Each line from the top of the listing through the one holding "plt.rcParams['font.size'] = 12" should be restated word for word, with nothing added and no pictures.

==== Dataset extract

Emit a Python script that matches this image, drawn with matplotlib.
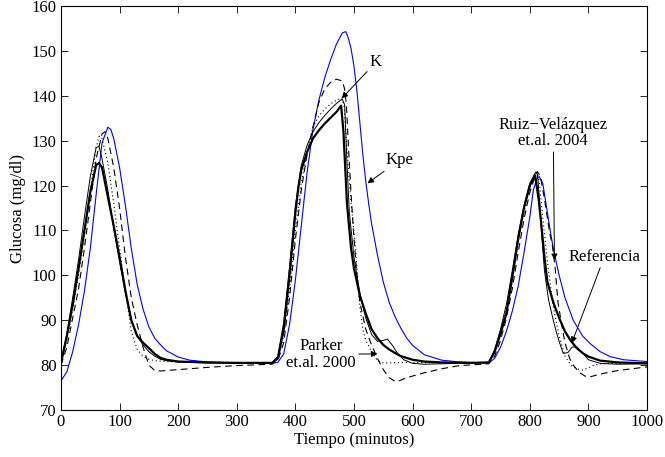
import matplotlib
matplotlib.use("Agg")
import matplotlib.pyplot as plt

plt.rcParams['font.family'] = ['Liberation Serif', 'DejaVu Serif']
plt.rcParams['font.size'] = 12

# Thick black: Referencia
t_ref = [0, 10, 20, 30, 40, 50, 60, 65, 70, 80, 90, 100, 110, 120, 130, 140, 150, 160, 170, 180, 200, 250, 300,
         360, 370, 380, 390, 400, 405, 410, 420, 430, 440, 450, 460, 470, 478, 482, 488, 495, 500, 510, 520, 530,
         540, 550, 560, 570, 580, 600, 620, 650, 700,
         730, 740, 750, 760, 770, 780, 790, 800, 809, 815, 820, 825, 830, 840, 850, 860, 870, 880, 890, 900, 920,
         950, 1000]
g_ref = [80.5, 86.5, 93.5, 101.5, 110, 118.5, 124.6, 125, 124, 117.5, 111, 104, 96.5, 90, 86.5, 85, 83.8, 82.5,
         81.6, 81.2, 80.8, 80.6, 80.5,
         80.5, 81.5, 88, 100, 114, 119.5, 123.5, 127.5, 130.5, 132.3, 133.8, 135.1, 136.4, 137.8, 132, 116, 106,
         101.5, 95.5, 91.5, 88, 86, 84.5, 83.5, 82.7, 82, 81.2, 80.8, 80.6, 80.5,
         80.6, 83, 87, 91.5, 99.5, 108, 115, 120, 122.3, 117, 110.8, 104, 98.5, 94, 90.5, 87.5, 85.4, 83.8, 82.7,
         81.9, 81, 80.6, 80.4]

# Thin black: K
t_k = [0, 10, 20, 30, 40, 50, 60, 65, 70, 80, 90, 100, 110, 120, 130, 140, 150, 160, 170, 180, 200, 250, 300,
       360, 370, 380, 390, 400, 410, 420, 430, 440, 450, 460, 470, 480, 484, 488, 492, 500, 510, 520, 530, 540,
       550, 557, 565, 575, 585, 600, 620, 650, 700,
       730, 740, 750, 760, 770, 780, 790, 800, 810, 813, 817, 820, 825, 832, 840, 846, 852, 857, 865, 872, 880,
       888, 900, 920, 950, 1000]
g_k = [80.5, 87, 95, 103.5, 113, 122, 128.5, 128.7, 126, 119, 110.5, 103, 96, 90, 86.5, 84.5, 83, 82, 81.3, 81,
       80.7, 80.5, 80.5,
       80.5, 82, 89.5, 102, 115.5, 124.5, 129, 132, 134, 135.6, 137, 138.3, 139.3, 138, 125, 114, 104, 96, 90.5,
       86.8, 85.3, 85.5, 85.8, 84.5, 82.5, 81.2, 80.4, 80.2, 80.3, 80.5,
       80.6, 83.5, 88, 93.5, 101, 109, 115.5, 120.5, 123, 122.5, 116, 109.3, 101, 94.5, 90, 87, 84.5, 82.6, 82.8,
       84, 84.1, 83, 81.2, 80.4, 80.2, 80.3]

# Dashed: Ruiz-Velazquez et al. 2004
t_rv = [0, 10, 20, 30, 40, 50, 60, 70, 75, 80, 90, 100, 110, 120, 130, 140, 150, 160, 170, 180, 200, 220, 250,
        300, 360, 370, 380, 390, 400, 410, 420, 430, 440, 450, 460, 470, 480, 484, 487, 490, 495, 500, 505, 510,
        520, 530, 540, 550, 560, 570, 575, 590, 620, 650, 680, 720,
        730, 740, 750, 760, 770, 780, 790, 800, 810, 813, 818, 825, 834, 838, 843, 848, 855, 860, 868, 874, 885,
        895, 903, 920, 950, 1000]
g_rv = [80, 84, 90.5, 97, 106, 116, 126, 131.5, 132, 130.5, 124, 115, 104, 95, 89, 84, 80, 78.8, 78.7, 78.8, 79,
        79.2, 79.5, 79.9, 80.2, 81, 85, 95, 108, 119, 127, 133, 138.5, 141.5, 143, 143.7, 143.3, 141.5, 138, 130,
        118, 108, 100, 94, 88, 84.5, 81.5, 79, 77.2, 76.4, 76.4, 77.2, 78.3, 79.2, 79.9, 80.2,
        80.3, 82, 85.5, 90.5, 97, 105, 112.5, 118.5, 122.5, 123.1, 122, 117, 109.3, 107, 102, 94, 88.5, 85, 81.5,
        80, 78.3, 77.5, 77.4, 78, 78.8, 79.6]

# Dotted: Parker et al. 2000
t_pk = [0, 10, 20, 30, 40, 50, 60, 65, 70, 80, 90, 100, 110, 120, 130, 140, 150, 160, 180, 200, 250, 300,
        360, 370, 380, 390, 400, 410, 420, 430, 440, 450, 460, 470, 478, 483, 488, 495, 502, 510, 515, 520, 530,
        540, 550, 600, 650, 700,
        730, 740, 750, 760, 770, 780, 790, 800, 808, 812, 816, 822, 830, 840, 850, 860, 870, 880, 890, 900, 910,
        920, 950, 1000]
g_pk = [80.5, 85.5, 92.5, 100, 109, 119, 128.5, 131, 130.5, 125, 116, 106, 96.5, 87.5, 83.5, 82, 81.3, 81, 80.8,
        80.7, 80.5, 80.5,
        80.5, 81.3, 86.5, 97, 110, 120.5, 127.5, 133, 135.5, 137, 138.2, 139, 139.5, 138, 128, 116, 107, 93, 88,
        85.5, 83, 81, 80.5, 80.6, 80.5, 80.5,
        80.6, 83, 87.5, 93, 100, 107.5, 114, 119.5, 122.5, 123, 121, 113, 103, 93, 86.5, 82, 80, 79.2, 78.9, 79.4,
        80, 80.3, 80.4, 80.4]

# Blue: Kpe
t_kpe = [0, 10, 20, 30, 40, 50, 60, 70, 80, 85, 90, 100, 110, 120, 130, 140, 150, 160, 170, 180, 200, 220, 250,
         300, 360, 370, 380, 390, 400, 410, 420, 430, 440, 450, 460, 470, 480, 486, 490, 495, 500, 505, 510, 515,
         520, 525, 530, 540, 550, 560, 570, 580, 590, 600, 620, 650, 680, 720,
         730, 740, 750, 760, 770, 780, 790, 800, 806, 812, 816, 822, 830, 834, 840, 850, 860, 874, 890, 903, 920,
         937, 960, 1000]
g_kpe = [76.5, 78.5, 83, 89, 96.5, 106, 118, 129.5, 133, 132.5, 130.5, 124, 115.5, 106, 98, 92.5, 88.5, 86, 84.5,
         83.2, 81.8, 81.1, 80.7, 80.5,
         80.5, 80.6, 82.5, 89, 99, 111, 123, 132.5, 139, 144, 148, 151.5, 154, 154.3, 153, 150.5, 146.5, 141,
         134, 127, 121, 116, 111.5, 104.5, 98.5, 94, 90.8, 88.2, 86, 84.4, 82.3, 81.1, 80.7, 80.5,
         80.5, 81.5, 84, 87.5, 92, 97.5, 105, 113, 119, 121.5, 122, 120.5, 114, 110.5, 106, 100, 95, 90, 86.5,
         84.8, 83, 81.9, 81.2, 80.8]

fig = plt.figure(figsize=(6.65, 4.57), dpi=100)
ax = fig.add_axes([0.0917, 0.1028, 0.8813, 0.8841])

ax.plot(t_kpe, g_kpe, color='#0000ff', lw=0.8)
ax.plot(t_rv, g_rv, color='k', lw=0.8, linestyle=(0, (6, 4)))
ax.plot(t_pk, g_pk, color='k', lw=0.8, linestyle=(0, (1, 2.5)))
ax.plot(t_k, g_k, color='k', lw=0.7)
ax.plot(t_ref, g_ref, color='k', lw=1.6)

ax.set_xlim(0, 1000)
ax.set_ylim(70, 160)
ax.set_xticks(range(0, 1001, 100))
ax.set_yticks(range(70, 161, 10))
ax.tick_params(direction='in', top=True, right=True, length=5, width=0.6, pad=3, labelsize=12)
for s in ax.spines.values():
    s.set_linewidth(0.8)

ax.set_xlabel('Tiempo (minutos)', fontsize=12, labelpad=1)
ax.set_ylabel('Glucosa (mg/dl)', fontsize=12, labelpad=4)

ap = dict(arrowstyle='-|>', color='k', lw=0.7, mutation_scale=9, shrinkA=0, shrinkB=0)
ax.annotate('K', xy=(479, 139.4), xytext=(527, 145.7), fontsize=12, ha='left', va='bottom', arrowprops=ap)
ax.annotate('Kpe', xy=(523, 120.5), xytext=(553, 123.8), fontsize=12, ha='left', va='bottom', arrowprops=ap)
ax.annotate('Parker\net.al. 2000', xy=(540, 82.5), xytext=(444, 82.4), fontsize=12, ha='center',
            va='center', multialignment='center', linespacing=1.1, arrowprops=ap)
ax.annotate('Ruiz\u2212Velázquez\net.al. 2004', xy=(842, 103.4), xytext=(840, 128.1), fontsize=12,
            ha='center', va='bottom', multialignment='center', linespacing=1.05, arrowprops=ap)
ax.annotate('Referencia', xy=(871.5, 84.9), xytext=(927, 102.3), fontsize=12, ha='center', va='bottom',
            arrowprops=ap)

fig.savefig('out.png', dpi=100)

========

Problem solution
Emit a Python script that matches this image, drawn with matplotlib.
import matplotlib
matplotlib.use("Agg")
import matplotlib.pyplot as plt

plt.rcParams['font.family'] = ['Liberation Serif', 'DejaVu Serif']
plt.rcParams['font.size'] = 12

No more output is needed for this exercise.